Nothing beyond the line containing "const xLabelLen = [58, 61];" is to be printed; print exactly each line from the start of the records below through that line, leaving out pictures.

• [Dataset excerpt]:
⟨

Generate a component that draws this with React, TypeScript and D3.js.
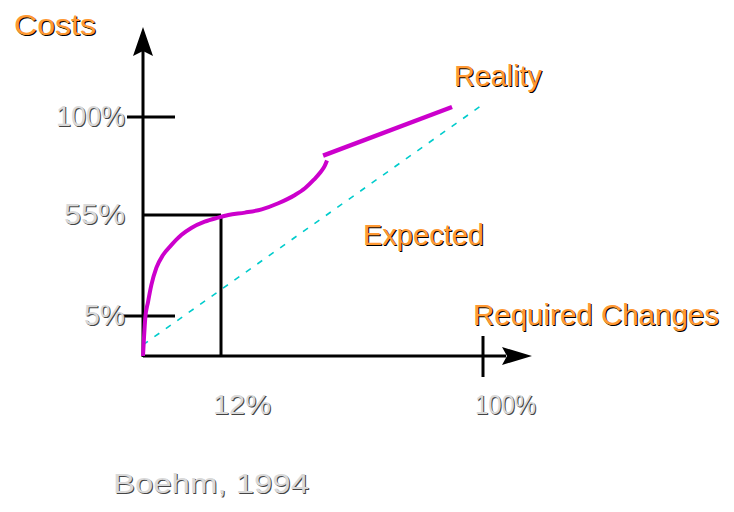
import React from "react";
import * as d3 from "d3";

// Schematic axis breakpoints (percent values)
const xTickValues = [12, 100];
const xTickLabels = ["12%", "100%"];
const yTickValues = [5, 55, 100];
const yTickLabels = ["5%", "55%", "100%"];

// Reality curve, part 1 (x = required changes %, y = costs %)
const realityX1 = [0, 0.15, 0.35, 0.77, 1.28, 2.05, 3.08, 4.35, 5.89, 7.43, 9.49, 11.54, 14.45, 20.06, 25.67, 31.25, 36.86, 40.2, 43.2, 45.4, 46.8, 47.6];
const realityY1 = [0, 2.25, 4.75, 11.9, 20.3, 28.8, 35.2, 40.1, 45.1, 48.6, 51.7, 53.7, 55.0, 56.1, 57.6, 60.4, 64.2, 67.3, 71.2, 74.6, 77.4, 80.0];
// Reality curve, part 2 (straight jump)
const realityX2 = [46.3, 89.6];
const realityY2 = [82.3, 104.6];
// Expected (dashed)
const expectedX = [0, 99.7];
const expectedY = [1.4, 105.5];

const W = 734;
const H = 512;

const ORANGE = "#ff9933";
const GRAY = "#d9d9d9";

function ShadowText({ x, y, text, fill, shadow, anchor = "start", size = 30, len }: any) {
  const common: any = {
    fontFamily: "'Liberation Sans', Arial, sans-serif",
    fontSize: size,
    textAnchor: anchor,
  };
  if (len) {
    common.textLength = len;
    common.lengthAdjust = "spacingAndGlyphs";
  }
  return (
    <g>
      <text x={x + 1} y={y + 1} fill={shadow} {...common}>{text}</text>
      <text x={x} y={y} fill={fill} {...common}>{text}</text>
    </g>
  );
}

export default function App() {
  const x = d3.scaleLinear().domain([0, 12, 100]).range([143, 221, 483]);
  const y = d3.scaleLinear().domain([0, 5, 55, 100]).range([356, 316, 215, 117]);

  const x0 = x(0);
  const y0 = y(0);

  const line = d3
    .line<[number, number]>()
    .x((d) => x(d[0]))
    .y((d) => y(d[1]))
    .curve(d3.curveMonotoneX);
  const straight = d3
    .line<[number, number]>()
    .x((d) => x(d[0]))
    .y((d) => y(d[1]));

  const r1 = realityX1.map((v, i) => [v, realityY1[i]] as [number, number]);
  const r2 = realityX2.map((v, i) => [v, realityY2[i]] as [number, number]);
  const ex = expectedX.map((v, i) => [v, expectedY[i]] as [number, number]);

  const yTop = 27;
  const xRight = 532;
  const yLabelLen = [41, 61, 69];
  const xLabelLen = [58, 61];

  return (
    <svg
      width={W}
      height={H}
      style={{ position: "fixed", left: 0, top: 0, background: "#fff" }}
    >
      <rect x={0} y={0} width={W} height={H} fill="#fff" />
      {/* expected dashed line */}
      <path d={straight(ex) || ""} fill="none" stroke="#00cccc" strokeWidth={1.6} strokeDasharray="6,8" />

      {/* axes */}
      <g stroke="#000" strokeWidth={3} fill="none">
        <line x1={x0} y1={y0 + 1} x2={x0} y2={yTop + 22} />
        <line x1={x0} y1={y0} x2={xRight - 26} y2={y0} />
        {/* y ticks */}
        <line x1={x0 - 16} y1={y(100)} x2={x0 + 32} y2={y(100)} />
        <line x1={x0 - 19} y1={y(5)} x2={x0 + 32} y2={y(5)} />
        <line x1={x0} y1={y(55)} x2={x(12)} y2={y(55)} />
        {/* x ticks */}
        <line x1={x(12)} y1={y(55)} x2={x(12)} y2={y0} />
        <line x1={x(100)} y1={y0 - 20} x2={x(100)} y2={y0 + 21} />
      </g>
      {/* arrowheads */}
      <path
        d={`M${x0},${yTop} L${x0 + 10},${yTop + 29} L${x0},${yTop + 24} L${x0 - 10},${yTop + 29} Z`}
        fill="#000"
      />
      <path
        d={`M${xRight},${y0} L${xRight - 30},${y0 - 9} L${xRight - 25},${y0} L${xRight - 30},${y0 + 9} Z`}
        fill="#000"
      />

      {/* reality */}
      <path d={line(r1) || ""} fill="none" stroke="#cc00cc" strokeWidth={4} strokeLinecap="butt" />
      <path d={straight(r2) || ""} fill="none" stroke="#cc00cc" strokeWidth={4.5} />

      {/* labels */}
      <ShadowText x={14} y={35} text="Costs" fill={ORANGE} shadow="#000" size={30} len={82} />
      <ShadowText x={454} y={86} text="Reality" fill={ORANGE} shadow="#000" size={30} len={88} />
      <ShadowText x={363} y={245} text="Expected" fill={ORANGE} shadow="#000" size={30} len={121} />
      <ShadowText x={473} y={325} text="Required Changes" fill={ORANGE} shadow="#000" size={30} len={246} />

      {yTickValues.map((v, i) => (
        <ShadowText key={v} x={x0 - 18} y={y(v) + 9} text={yTickLabels[i]} fill={GRAY} shadow="#444" anchor="end" size={29} len={yLabelLen[i]} />
      ))}
      {xTickValues.map((v, i) => (
        <ShadowText key={v} x={x(v) - 8} y={414} text={xTickLabels[i]} fill={GRAY} shadow="#444" size={28} len={xLabelLen[i]} />
      ))}
      <ShadowText x={113} y={493} text="Boehm, 1994" fill={GRAY} shadow="#444" size={27} len={196} />
    </svg>
  );
}
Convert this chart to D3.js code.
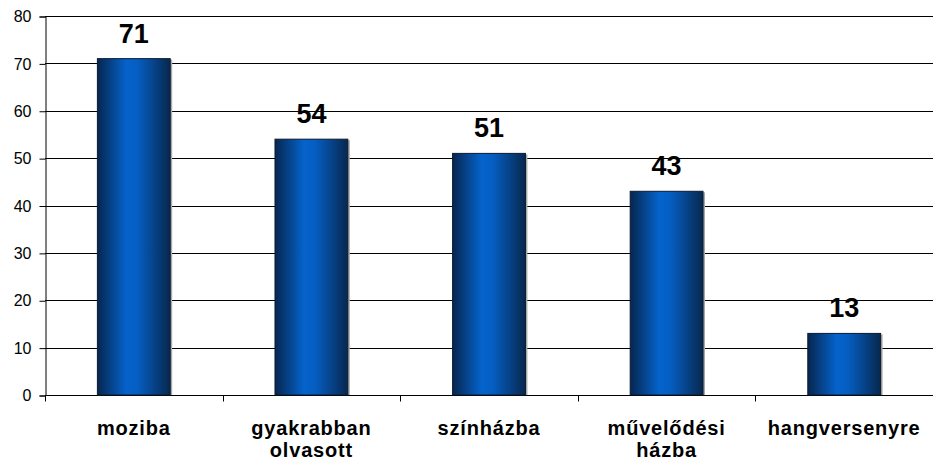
<!DOCTYPE html>
<html>
<head>
<meta charset="utf-8">
<script src="https://cdn.jsdelivr.net/npm/d3@7"></script>
<style>
    body { margin: 0; background: #fff; }
    text { font-family: Arial, "Liberation Sans", sans-serif; }
</style>
</head>
<body>
<script>
//chart data
var categories = ["moziba", "gyakrabban olvasott", "színházba", "művelődési házba", "hangversenyre"];
var labelLines = [["moziba"], ["gyakrabban", "olvasott"], ["színházba"], ["művelődési", "házba"], ["hangversenyre"]];
var values = [71, 54, 51, 43, 13];
var yTicks = [0, 10, 20, 30, 40, 50, 60, 70, 80];

(function(){
    var width = 933, height = 463;
    var plotLeft = 45, plotRight = 933, plotTop = 16, plotBottom = 395;

    var svg = d3.select("body").append("svg")
        .attr("width", width)
        .attr("height", height);

    //bar gradient
    var defs = svg.append("defs");
    var grad = defs.append("linearGradient")
        .attr("id", "barGrad")
        .attr("x1", "0%").attr("x2", "100%")
        .attr("y1", "0%").attr("y2", "0%");
    grad.append("stop").attr("offset", "0%").attr("stop-color", "#06264f");
    grad.append("stop").attr("offset", "40%").attr("stop-color", "#0563cc");
    grad.append("stop").attr("offset", "55%").attr("stop-color", "#055ec2");
    grad.append("stop").attr("offset", "100%").attr("stop-color", "#07284f");

    var x = d3.scaleBand()
        .domain(categories)
        .range([plotLeft, plotRight])
        .paddingInner(0)
        .paddingOuter(0);

    var y = d3.scaleLinear()
        .domain([0, 80])
        .range([plotBottom, plotTop]);

    //gridlines
    svg.append("g").selectAll("line")
        .data(yTicks.filter(function(d){ return d > 0; }))
        .enter().append("line")
        .attr("x1", plotLeft).attr("x2", plotRight)
        .attr("y1", function(d){ return Math.round(y(d)) + 0.5; })
        .attr("y2", function(d){ return Math.round(y(d)) + 0.5; })
        .attr("stroke", "#000")
        .attr("stroke-width", 1);

    //y axis
    var yAxis = d3.axisLeft(y).tickValues(yTicks).tickSize(6).tickPadding(8);
    var ya = svg.append("g")
        .attr("transform", "translate(" + (plotLeft + 0.5) + ",0.5)")
        .call(yAxis);
    ya.selectAll("text").style("font-size", "16px").attr("fill", "#000");
    ya.select(".domain").attr("stroke", "#000");

    //x axis
    var xa = svg.append("g")
        .attr("transform", "translate(0," + (Math.round(y(0)) + 0.5) + ")");
    xa.append("line").attr("x1", plotLeft).attr("x2", plotRight).attr("stroke", "#000");
    xa.selectAll(".tk")
        .data(d3.range(categories.length + 1))
        .enter().append("line")
        .attr("class", "tk")
        .attr("x1", function(i){ return Math.round(plotLeft + i * x.step()) + 0.5; })
        .attr("x2", function(i){ return Math.round(plotLeft + i * x.step()) + 0.5; })
        .attr("y1", 0).attr("y2", 6)
        .attr("stroke", "#000");

    var barW = x.bandwidth() * 0.41;

    //bar shadows
    svg.append("g").selectAll("rect")
        .data(values)
        .enter().append("rect")
        .attr("x", function(d, i){ return x(categories[i]) + (x.bandwidth() - barW) / 2 + 2; })
        .attr("y", function(d){ return y(d) + 1; })
        .attr("width", barW)
        .attr("height", function(d){ return y(0) - y(d) - 1; })
        .attr("fill", "#a8a8a8");

    //bars
    svg.append("g").selectAll("rect")
        .data(values)
        .enter().append("rect")
        .attr("x", function(d, i){ return x(categories[i]) + (x.bandwidth() - barW) / 2; })
        .attr("y", function(d){ return y(d); })
        .attr("width", barW)
        .attr("height", function(d){ return y(0) - y(d); })
        .attr("fill", "url(#barGrad)")
        .attr("stroke", "#0a1a33")
        .attr("stroke-width", 1);

    //value labels
    svg.append("g").selectAll("text")
        .data(values)
        .enter().append("text")
        .attr("x", function(d, i){ return x(categories[i]) + x.bandwidth() / 2; })
        .attr("y", function(d){ return y(d) - 16; })
        .attr("text-anchor", "middle")
        .style("font-size", "27px")
        .style("font-weight", "bold")
        .text(function(d){ return d; });

    //category labels
    var cl = svg.append("g").selectAll("text")
        .data(labelLines)
        .enter().append("text")
        .attr("x", function(d, i){ return x(categories[i]) + x.bandwidth() / 2; })
        .attr("y", 435)
        .attr("text-anchor", "middle")
        .style("font-size", "20px")
        .style("letter-spacing", "0.8px")
        .style("font-weight", "bold");
    cl.selectAll("tspan")
        .data(function(d){ return d; })
        .enter().append("tspan")
        .attr("x", function(){ return d3.select(this.parentNode).attr("x"); })
        .attr("dy", function(d, i){ return i === 0 ? 0 : 22; })
        .text(function(d){ return d; });
})();
</script>
</body>
</html>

⟩

• [RESULT OF THE TASK]:
Generate a component that draws this with React, TypeScript and D3.js.
import React from "react";
import * as d3 from "d3";

// Schematic axis breakpoints (percent values)
const xTickValues = [12, 100];
const xTickLabels = ["12%", "100%"];
const yTickValues = [5, 55, 100];
const yTickLabels = ["5%", "55%", "100%"];

// Reality curve, part 1 (x = required changes %, y = costs %)
const realityX1 = [0, 0.15, 0.35, 0.77, 1.28, 2.05, 3.08, 4.35, 5.89, 7.43, 9.49, 11.54, 14.45, 20.06, 25.67, 31.25, 36.86, 40.2, 43.2, 45.4, 46.8, 47.6];
const realityY1 = [0, 2.25, 4.75, 11.9, 20.3, 28.8, 35.2, 40.1, 45.1, 48.6, 51.7, 53.7, 55.0, 56.1, 57.6, 60.4, 64.2, 67.3, 71.2, 74.6, 77.4, 80.0];
// Reality curve, part 2 (straight jump)
const realityX2 = [46.3, 89.6];
const realityY2 = [82.3, 104.6];
// Expected (dashed)
const expectedX = [0, 99.7];
const expectedY = [1.4, 105.5];

const W = 734;
const H = 512;

const ORANGE = "#ff9933";
const GRAY = "#d9d9d9";

function ShadowText({ x, y, text, fill, shadow, anchor = "start", size = 30, len }: any) {
  const common: any = {
    fontFamily: "'Liberation Sans', Arial, sans-serif",
    fontSize: size,
    textAnchor: anchor,
  };
  if (len) {
    common.textLength = len;
    common.lengthAdjust = "spacingAndGlyphs";
  }
  return (
    <g>
      <text x={x + 1} y={y + 1} fill={shadow} {...common}>{text}</text>
      <text x={x} y={y} fill={fill} {...common}>{text}</text>
    </g>
  );
}

export default function App() {
  const x = d3.scaleLinear().domain([0, 12, 100]).range([143, 221, 483]);
  const y = d3.scaleLinear().domain([0, 5, 55, 100]).range([356, 316, 215, 117]);

  const x0 = x(0);
  const y0 = y(0);

  const line = d3
    .line<[number, number]>()
    .x((d) => x(d[0]))
    .y((d) => y(d[1]))
    .curve(d3.curveMonotoneX);
  const straight = d3
    .line<[number, number]>()
    .x((d) => x(d[0]))
    .y((d) => y(d[1]));

  const r1 = realityX1.map((v, i) => [v, realityY1[i]] as [number, number]);
  const r2 = realityX2.map((v, i) => [v, realityY2[i]] as [number, number]);
  const ex = expectedX.map((v, i) => [v, expectedY[i]] as [number, number]);

  const yTop = 27;
  const xRight = 532;
  const yLabelLen = [41, 61, 69];
  const xLabelLen = [58, 61];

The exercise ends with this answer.